Making use of parallel process has extended beyond the confines of psychodynamic or psychoanalytic supervision and is alive and well in the world of IFS supervision. Seeing Steve Page’s excellent exposition of parallel process through an IFS lens, I would offer the following definition:
Outside of their awareness, the IFS professional has a part (or parts) reacting to (through aligning, polarising, or identification) a part (or parts) in their client’s system that is energetically present but out of the client’s awareness. Then, in supervision, part(s) activation occurs in the supervisor’s system in parallel to what is occurring energetically between the IFS therapist/practitioner and their client.
IFS supervisors are well placed to notice and make use of parallel process dynamics. Detecting parts is the most essential intervention an IFS professional makes after accessing and extending the C qualities of Self-energy. If we have a sense of our own and the supervisee’s systems, we can notice when parts may be unusually active (and unusual parts active).
A common cluster of protectors in supervision
During my 20+ years of experience as a psychotherapist, I have noticed a common cluster of parts can become activated in therapy and then paralleled in supervision. Any one of us who has experienced ACEs (adverse childhood experiences) and been a child victim is likely, looking through an IFS lens, to have what I think of as one or more Drama Triangle (DT) protectors who can be categorised as: Victim, Rescuer, and Persecutor.
DT protectors seem to hide in plain sight, and their ‘realities’ can be very seductive; their activity signifies early and significant wounding (exiles) they aim to avoid for reasons of perceived safety – or lack thereof. I consider it part of my job as an IFS supervisor to parts detect in multiple systems including: myself, the professional in supervision, and the client.
I might notice (either sequentially or simultaneously almost) all the following parts activation (and more):
- Feeling ‘badgered and beleaguered’ by the supervisee (Victim polarising with Perpetrator).

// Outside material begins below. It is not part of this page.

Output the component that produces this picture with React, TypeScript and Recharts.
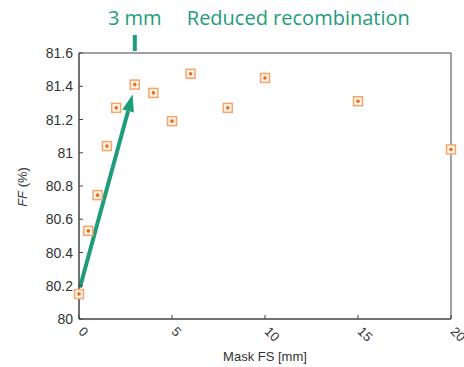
import { Scatter, ScatterChart, XAxis, YAxis, ReferenceLine, ReferenceArea } from "recharts";

const MASK_FS = [0, 0.5, 1, 1.5, 2, 3, 4, 5, 6, 8, 10, 15, 20];
const FF = [80.15, 80.53, 80.745, 81.04, 81.27, 81.41, 81.36, 81.19, 81.475, 81.27, 81.45, 81.31, 81.02];
const X_TICKS = [0, 5, 10, 15, 20];
const Y_TICKS = [80, 80.2, 80.4, 80.6, 80.8, 81, 81.2, 81.4, 81.6];
const ARROW = [{ x: 0.05, y: 80.19 }, { x: 2.88, y: 81.35 }];

const GREEN = "#1e9c7c";
const AXIS = "#444";
const FONT = "'Liberation Sans', Arial, sans-serif";

const data = MASK_FS.map((x, i) => ({ x, y: FF[i] }));

function Marker(props: any) {
  const { cx, cy } = props;
  return (
    <g>
      <rect x={cx - 4.5} y={cy - 4.5} width={9} height={9} fill="#fff4ec" stroke="#f6a66c" strokeWidth={1.5} />
      <circle cx={cx} cy={cy} r={1.8} fill="#f06a10" />
    </g>
  );
}

function BottomTick(props: any) {
  const { x, y, payload } = props;
  return (
    <g>
      <line x1={x} x2={x} y1={y} y2={y - 4} stroke={AXIS} />
      <text x={x + 2} y={y + 10} transform={`rotate(45 ${x + 2} ${y + 10})`} fontSize={13}
        fontFamily={FONT} fill="#333" textAnchor="start" dominantBaseline="central">
        {payload.value}
      </text>
    </g>
  );
}

function TopTick(props: any) {
  const { x, y } = props;
  return <line x1={x} x2={x} y1={y} y2={y + 4} stroke={AXIS} />;
}

function LeftTick(props: any) {
  const { x, y, payload } = props;
  return (
    <g>
      <line x1={x} x2={x + 4} y1={y} y2={y} stroke={AXIS} />
      <text x={x - 6} y={y} fontSize={14} fontFamily={FONT} fill="#333" textAnchor="end" dominantBaseline="central">
        {payload.value}
      </text>
    </g>
  );
}

function RightTick(props: any) {
  const { x, y } = props;
  return <line x1={x} x2={x - 4} y1={y} y2={y} stroke={AXIS} />;
}

function Arrow(props: any) {
  const { x1, y1, x2, y2 } = props;
  const ang = Math.atan2(y2 - y1, x2 - x1);
  const len = 17;
  const half = 6;
  const bx = x2 - len * Math.cos(ang);
  const by = y2 - len * Math.sin(ang);
  const px = -Math.sin(ang) * half;
  const py = Math.cos(ang) * half;
  return (
    <g>
      <line x1={x1} y1={y1} x2={bx} y2={by} stroke={GREEN} strokeWidth={4} />
      <polygon points={`${x2},${y2} ${bx + px},${by + py} ${bx - px},${by - py}`} fill={GREEN} />
    </g>
  );
}

function Marker3mm(props: any) {
  const { x1, y1, y2 } = props;
  const top = Math.min(y1, y2);
  return (
    <g fontFamily="'Open Sans', sans-serif" fill={GREEN} fontSize={20}>
      <rect x={x1 - 2} y={top - 18} width={4} height={16} fill={GREEN} />
      <text x={x1} y={top - 28} textAnchor="middle">3 mm</text>
      <text x={x1 + 52} y={top - 28} textAnchor="start">Reduced recombination</text>
    </g>
  );
}

export default function App() {
  return (
    <div style={{ position: "absolute", left: 0, top: 0, width: 464, height: 367, background: "#fff" }}>
      <ScatterChart width={464} height={367} margin={{ top: 53, right: 13, left: 0, bottom: 0 }}>
        <XAxis xAxisId="b" type="number" dataKey="x" domain={[0, 20]} ticks={X_TICKS} height={48}
          tickSize={0} tickMargin={0} tickLine={false} stroke={AXIS} tick={<BottomTick />}
          label={{ value: "Mask FS [mm]", position: "insideBottom", offset: 6, fontSize: 13, fontFamily: FONT, fill: "#333" }} />
        <XAxis xAxisId="t" orientation="top" type="number" dataKey="x" domain={[0, 20]} ticks={[5, 10, 15]}
          height={0} tickSize={0} tickMargin={0} tickLine={false} stroke={AXIS} tick={<TopTick />} />
        <YAxis yAxisId="l" type="number" dataKey="y" domain={[80, 81.6]} ticks={Y_TICKS} width={79}
          tickSize={0} tickMargin={0} tickLine={false} stroke={AXIS} tick={<LeftTick />} interval={0} />
        <YAxis yAxisId="r" orientation="right" type="number" dataKey="y" domain={[80, 81.6]} ticks={Y_TICKS.slice(1, -1)}
          width={0} tickSize={0} tickMargin={0} tickLine={false} stroke={AXIS} tick={<RightTick />} interval={0} />
        <ReferenceArea xAxisId="b" yAxisId="l" x1={0} x2={20} y1={80} y2={81.6} fill="none" fillOpacity={0}
          stroke={AXIS} strokeWidth={1} ifOverflow="visible" />
        <ReferenceLine xAxisId="b" yAxisId="l" segment={ARROW} shape={<Arrow />} ifOverflow="visible" />
        <ReferenceLine xAxisId="b" yAxisId="l" x={3} shape={<Marker3mm />} ifOverflow="visible" />
        <Scatter xAxisId="b" yAxisId="l" data={data} shape={<Marker />} isAnimationActive={false} />
      </ScatterChart>
      <div style={{ position: "absolute", left: 12, top: 187, transform: "translate(-50%, -50%) rotate(-90deg)",
        transformOrigin: "center", fontFamily: FONT, fontSize: 13, color: "#333", whiteSpace: "nowrap", marginLeft: 10 }}>
        <i>FF</i> (%)
      </div>
    </div>
  );
}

- Siding with the client against the supervisee – which we might experience inside as something like, ‘I’d “Yes, but” you too, if you tried rescuing me like that!’) (Perpetrator polarising with Rescuer trying to ‘fix’ Victim).

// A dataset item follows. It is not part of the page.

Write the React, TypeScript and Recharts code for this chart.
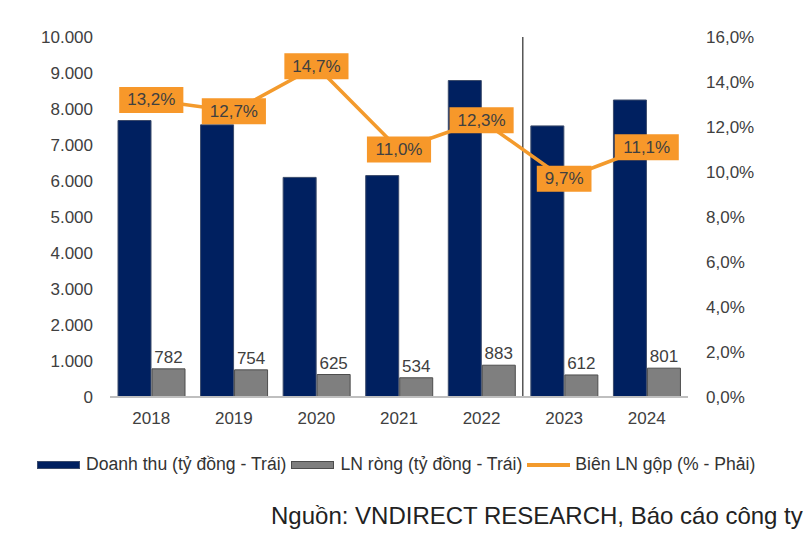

- The supervisee falling into helpless victim in need of a supervision rescue (Victim to Rescuer).
Parallel process awareness feeds back into the therapeutic relationship
Embracing the IFS stance of curiosity, and knowing that parallel process occurs naturally, and is not ‘a mistake’ if it happens, I would then share my awareness of the above and check out the relevance for the supervisee and the therapeutic relationship.
Potentially, the supervisee now has more information than previously about:
- The client’s system, including likely problematic interactions with others in their lives, the depth of client wounding and the fear in the system of meeting this.
- Their own system, including trailheads to follow to heal their own relevant exiles and release DT protectors from difficult roles.
In noticing this cluster of parts active in the supervisory dyad, the therapist/practitioner can return to the therapy dyad and welcome these important and extreme protectors. The healing intentions being to:
- Have unblending occur so that Self can be present to and for these burdened managers and firefighters.
- Seek permission for Self’s access to the exiles these protectors keep out of awareness, to offer relationship and healing.